Now the story ends well. And Abraham doesn’t kill his son. But God took him to the ends of himself, to the point on the mountain where it’s about to go down before he told him he didn’t have to go through with it. I’m thankful this wasn’t an exercise involved in Project Adventure. 

Place the sacrifice and the weird parts of this story aside and just see this beautiful picture unfolding. I can see God in the story saying, “Do you trust me? Do you trust me?” 

In my mind, he isn’t angry or mad. He isn’t abusive or cold. He’s the big Papa in the story who needs to grow us up through tight walks of trust that are uncomfortable. He wasn’t trying to be brutal in the story. He found a way to say, “Fall. Fall backward. Entrust this confusing part of the story to me. And watch what I will do.” 

Sometimes you have to entrust something scary and vulnerable to grow your love for someone. Sometimes your God is too small and you need to refocus your lens on him. Sometimes you have to make a concrete step, one that doesn’t allow you to turn back, for you to learn how to trust the person who is meant to catch you. 

The narrative I found working overtime in my head, the one I was forced to sacrifice in year 2 of marriage, was one where I was able to provide for myself and I didn’t need anyone to help me. I value being a brave, independent woman. I value that Lane and I are equal partners when a lot of marriages don’t reflect that. But you don’t exactly stand at an altar and bind your life to someone else’s to further prove your independence. You marry someone because you decide you want to bear the burden and shoulder the load together. You’re done with solo pony tricks and you want a “we” to cultivate. 

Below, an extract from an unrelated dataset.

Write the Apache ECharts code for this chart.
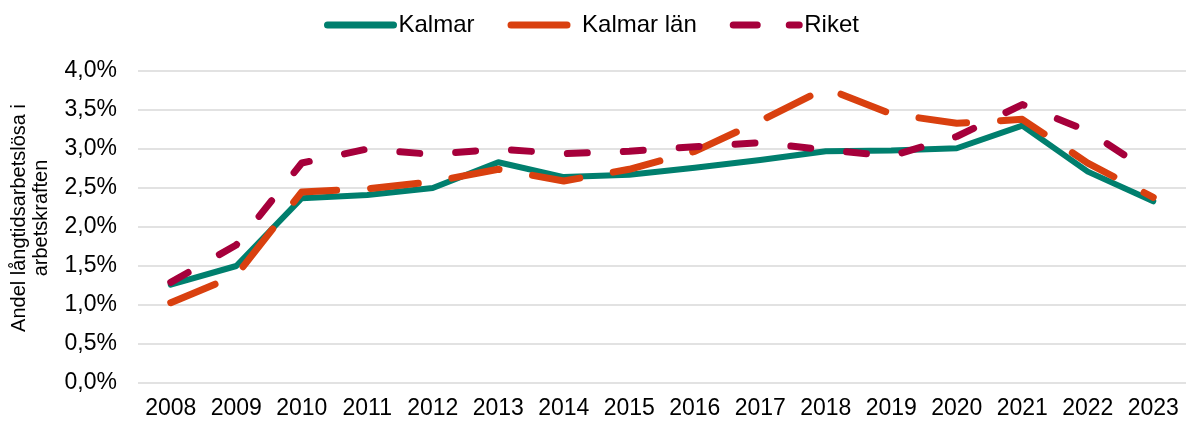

And so I was forced to bundle up all my fears and doubts and even contorted, shallow views about God and sacrifice them. It wasn’t enough to symbolically slice them up in my head. I gave Lane the green light. I let him lead. I kept saying, “I trust you. I trust you.” And I watched him lead our family from one home into the next. 

There’s so much more to this story. I’m sure I’ll unpack it throughout the year. But that’s my nugget. That’s the commentary I have for you on year 2 of marriage: entrust big, scary parts of yourself to someone else and see what they will do. Entrust the big stuff and sacrifice the expired stories that don’t look like love. 

I learned there was more freedom waiting for me than I ever imagined. It was waiting there the whole time with arms spread open and wide. It required one thing of me though: the willingness to fall in spite of the fear you won’t be caught.